> Provided material:
------------------------------

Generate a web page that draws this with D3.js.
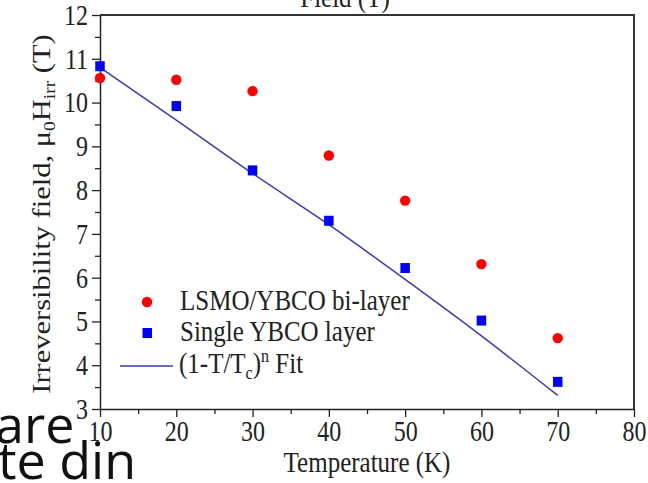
<!DOCTYPE html>
<html>
<head>
<meta charset="utf-8">
<script src="https://cdn.jsdelivr.net/npm/d3@7"></script>
<style>
  body { margin: 0; background: #fff; }
  svg { display: block; }
  .tick text { font-family: "Liberation Serif", "Times New Roman", serif; }
</style>
</head>
<body>
<div id="chart"></div>
<script>
// data
const temps = [10, 20, 30, 40, 50, 60, 70];
const bilayer = [10.56, 10.52, 10.26, 8.79, 7.76, 6.31, 4.62];
const single = [10.83, 9.92, 8.45, 7.30, 6.22, 5.02, 3.62];
const fitValues = [10.80, 9.60, 8.38, 7.21, 5.96, 4.67, 3.31];
const xTicks = [10, 20, 30, 40, 50, 60, 70, 80];
const yTicks = [3, 4, 5, 6, 7, 8, 9, 10, 11, 12];

const width = 648, height = 483;
const marginLeft = 100, marginRight = 14, marginTop = 15, marginBottom = 74;
const serif = '"Liberation Serif", "Times New Roman", serif';
const fontSize = 25;
const stretch = 1.22; // the original picture is stretched vertically

const svg = d3.select("#chart").append("svg")
    .attr("width", width)
    .attr("height", height);

const x = d3.scaleLinear().domain([10, 80]).range([marginLeft, width - marginRight]);
const y = d3.scaleLinear().domain([3, 12]).range([height - marginBottom, marginTop]);

// horizontal text, stretched in height like the picture
function tallText(sel, px, py) {
    return sel.append("text")
        .attr("transform", `translate(${px},${py}) scale(1,${stretch})`)
        .attr("font-family", serif)
        .attr("font-size", fontSize)
        .attr("fill", "#222");
}

// cut-off title at the top
tallText(svg, 345, 7).attr("text-anchor", "middle").text("Field (T)");

// minor ticks
const xMinor = d3.range(15, 80, 10);
const yMinor = d3.range(3.5, 12, 1);

svg.append("g")
    .attr("transform", `translate(0,${y(3)})`)
    .call(d3.axisBottom(x).tickValues(xMinor).tickSize(5).tickFormat(""))
    .call(g => g.select(".domain").remove())
    .call(g => g.selectAll("line").attr("stroke", "#222").attr("stroke-width", 1.3));
svg.append("g")
    .attr("transform", `translate(${x(10)},0)`)
    .call(d3.axisLeft(y).tickValues(yMinor).tickSize(5).tickFormat(""))
    .call(g => g.select(".domain").remove())
    .call(g => g.selectAll("line").attr("stroke", "#222").attr("stroke-width", 1.3));

// major axes
svg.append("g")
    .attr("transform", `translate(0,${y(3)})`)
    .call(d3.axisBottom(x).tickValues(xTicks).tickSize(8).tickSizeOuter(0).tickPadding(1))
    .call(g => g.selectAll("text").attr("font-size", 24).attr("fill", "#222")
        .attr("transform", `scale(1,${stretch})`))
    .call(g => g.selectAll("line").attr("stroke", "#222").attr("stroke-width", 1.3))
    .call(g => g.select(".domain").attr("stroke", "#222").attr("stroke-width", 1.5));

svg.append("g")
    .attr("transform", `translate(${x(10)},0)`)
    .call(d3.axisLeft(y).tickValues(yTicks).tickSize(8).tickSizeOuter(0).tickPadding(4))
    .call(g => g.selectAll("text").attr("font-size", 24).attr("fill", "#222")
        .attr("transform", `scale(1,${stretch})`))
    .call(g => g.selectAll("line").attr("stroke", "#222").attr("stroke-width", 1.3))
    .call(g => g.select(".domain").attr("stroke", "#222").attr("stroke-width", 1.5));

// top and right frame
svg.append("path")
    .attr("d", `M${x(10)},${y(12)}H${x(80)}V${y(3)}`)
    .attr("fill", "none")
    .attr("stroke", "#333")
    .attr("stroke-width", 2);

// axis titles
tallText(svg, (x(10) + x(80)) / 2, 472).attr("text-anchor", "middle").text("Temperature (K)");

const yLab = svg.append("text")
    .attr("transform", `translate(50,214) rotate(-90) scale(${stretch},1)`)
    .attr("text-anchor", "middle")
    .attr("font-family", serif)
    .attr("font-size", fontSize)
    .attr("fill", "#222");
yLab.append("tspan").text("Irreversibility field, μ");
yLab.append("tspan").attr("font-size", 16).attr("dy", 5).text("0");
yLab.append("tspan").attr("dy", -5).text("H");
yLab.append("tspan").attr("font-size", 16).attr("dy", 5).text("irr");
yLab.append("tspan").attr("dy", -5).text(" (T)");

// fit line
const line = d3.line()
    .x((d, i) => x(temps[i]))
    .y(d => y(d))
    .curve(d3.curveMonotoneX);

svg.append("path")
    .datum(fitValues)
    .attr("d", line)
    .attr("fill", "none")
    .attr("stroke", "#3b3bb0")
    .attr("stroke-width", 1.5);

// bi-layer points
svg.append("g")
    .selectAll("circle")
    .data(bilayer)
    .join("circle")
    .attr("cx", (d, i) => x(temps[i]))
    .attr("cy", d => y(d))
    .attr("r", 5.2)
    .attr("fill", "#f00");

// single layer points
svg.append("g")
    .selectAll("rect")
    .data(single)
    .join("rect")
    .attr("x", (d, i) => x(temps[i]) - 4.75)
    .attr("y", d => y(d) - 5)
    .attr("width", 9.5)
    .attr("height", 10)
    .attr("fill", "#00f");

// legend
const legend = svg.append("g");

legend.append("circle").attr("cx", 147).attr("cy", 302).attr("r", 5.2).attr("fill", "#f00");
tallText(legend, 180, 310).text("LSMO/YBCO bi-layer");

legend.append("rect").attr("x", 142.5).attr("y", 328).attr("width", 9.5).attr("height", 10).attr("fill", "#00f");
tallText(legend, 180, 341).text("Single YBCO layer");

legend.append("line")
    .attr("x1", 120).attr("x2", 173).attr("y1", 366).attr("y2", 366)
    .attr("stroke", "#3b3bb0").attr("stroke-width", 1.5);
const fitLab = tallText(legend, 179, 373);
fitLab.append("tspan").text("(1-T/T");
fitLab.append("tspan").attr("font-size", 16).attr("dy", 5).text("c");
fitLab.append("tspan").attr("dy", -5).text(")");
fitLab.append("tspan").attr("font-size", 16).attr("dy", -9).text("n");
fitLab.append("tspan").attr("dy", 9).text(" Fit");

// slide text that overlaps the chart on the left
const slide = svg.append("g")
    .attr("font-family", '"Open Sans", "Noto Sans", sans-serif')
    .attr("font-size", 52)
    .attr("fill", "#111");
slide.append("text").attr("x", -5).attr("y", 443).text("are");
slide.append("text").attr("x", -2).attr("y", 479).text("te din");
</script>
</body>
</html>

------------------------------

> Exercise requirements: Set the lines above down again, word for word, from the first through the one containing "const y = d3.scaleLinear().domain([3, 12]).range([height"; pictures excluded.

> Result of the task:
Generate a web page that draws this with D3.js.
<!DOCTYPE html>
<html>
<head>
<meta charset="utf-8">
<script src="https://cdn.jsdelivr.net/npm/d3@7"></script>
<style>
  body { margin: 0; background: #fff; }
  svg { display: block; }
  .tick text { font-family: "Liberation Serif", "Times New Roman", serif; }
</style>
</head>
<body>
<div id="chart"></div>
<script>
// data
const temps = [10, 20, 30, 40, 50, 60, 70];
const bilayer = [10.56, 10.52, 10.26, 8.79, 7.76, 6.31, 4.62];
const single = [10.83, 9.92, 8.45, 7.30, 6.22, 5.02, 3.62];
const fitValues = [10.80, 9.60, 8.38, 7.21, 5.96, 4.67, 3.31];
const xTicks = [10, 20, 30, 40, 50, 60, 70, 80];
const yTicks = [3, 4, 5, 6, 7, 8, 9, 10, 11, 12];

const width = 648, height = 483;
const marginLeft = 100, marginRight = 14, marginTop = 15, marginBottom = 74;
const serif = '"Liberation Serif", "Times New Roman", serif';
const fontSize = 25;
const stretch = 1.22; // the original picture is stretched vertically

const svg = d3.select("#chart").append("svg")
    .attr("width", width)
    .attr("height", height);

const x = d3.scaleLinear().domain([10, 80]).range([marginLeft, width - marginRight]);
const y = d3.scaleLinear().domain([3, 12]).range([height - marginBottom, marginTop]);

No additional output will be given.